The governing philosophy of the Bush administration
From The Tom Peters Seminar (1994), pgs. 109-110:
I've long been offended by the whining middle managers and professional staffers who tell me how tough they've got it. They're bound to their desks by dictatorial bosses who might demand their presence at any moment, they say. "Rubbish," is the way Reagan Pentagon staffer Richard Perle feels about such complaints.
"The question arises as to what authority you have. The answer," Perle said, "is you have to assume you have absolute authority until somebody tells you otherwise, until somebody stops you. Because if you try to derive your authority, your freedom of action, from any other source than yourself, you are not going to have any fun, and you are not going to get much done."
Perle claimed that he always "operated on the theory that it was within my authority to make decisions and do things and carry them out, right up until the moment that somebody was able to prove otherwise.
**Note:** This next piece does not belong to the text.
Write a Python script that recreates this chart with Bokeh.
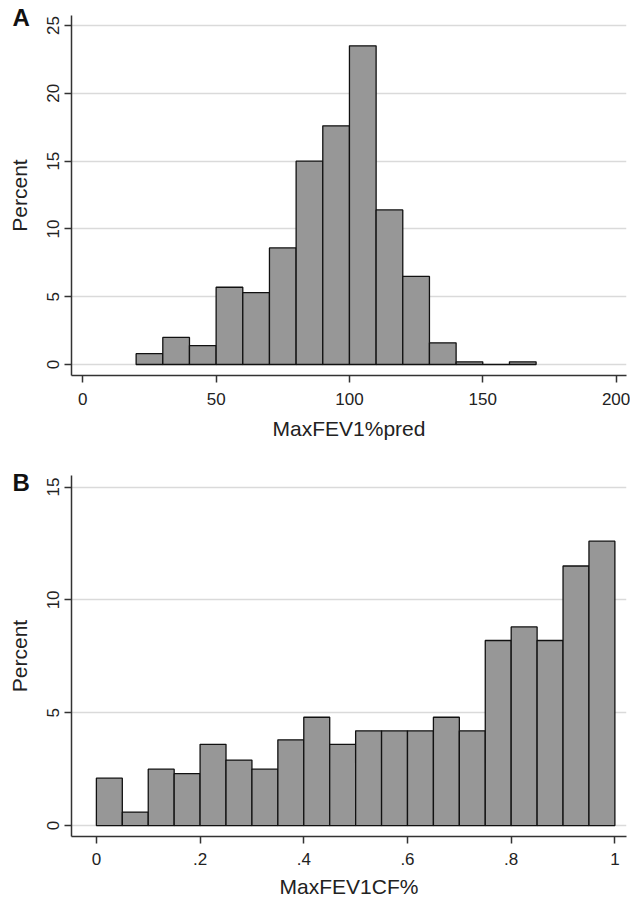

And it's amazing how much you can get away with, how many people will acquiesce in that, if you seem determined and you seem to know what you are doing."
"[Y]ou have to assume you have absolute authority until somebody tells you otherwise, until somebody stops you."
"[I]t's amazing how much you can get away with, how many people will acquiesce in that, if you seem determined and you seem to know what you are doing."
If you wanted to sum up the Bush administration in a nutshell, you could do a lot worse than using those two sentences.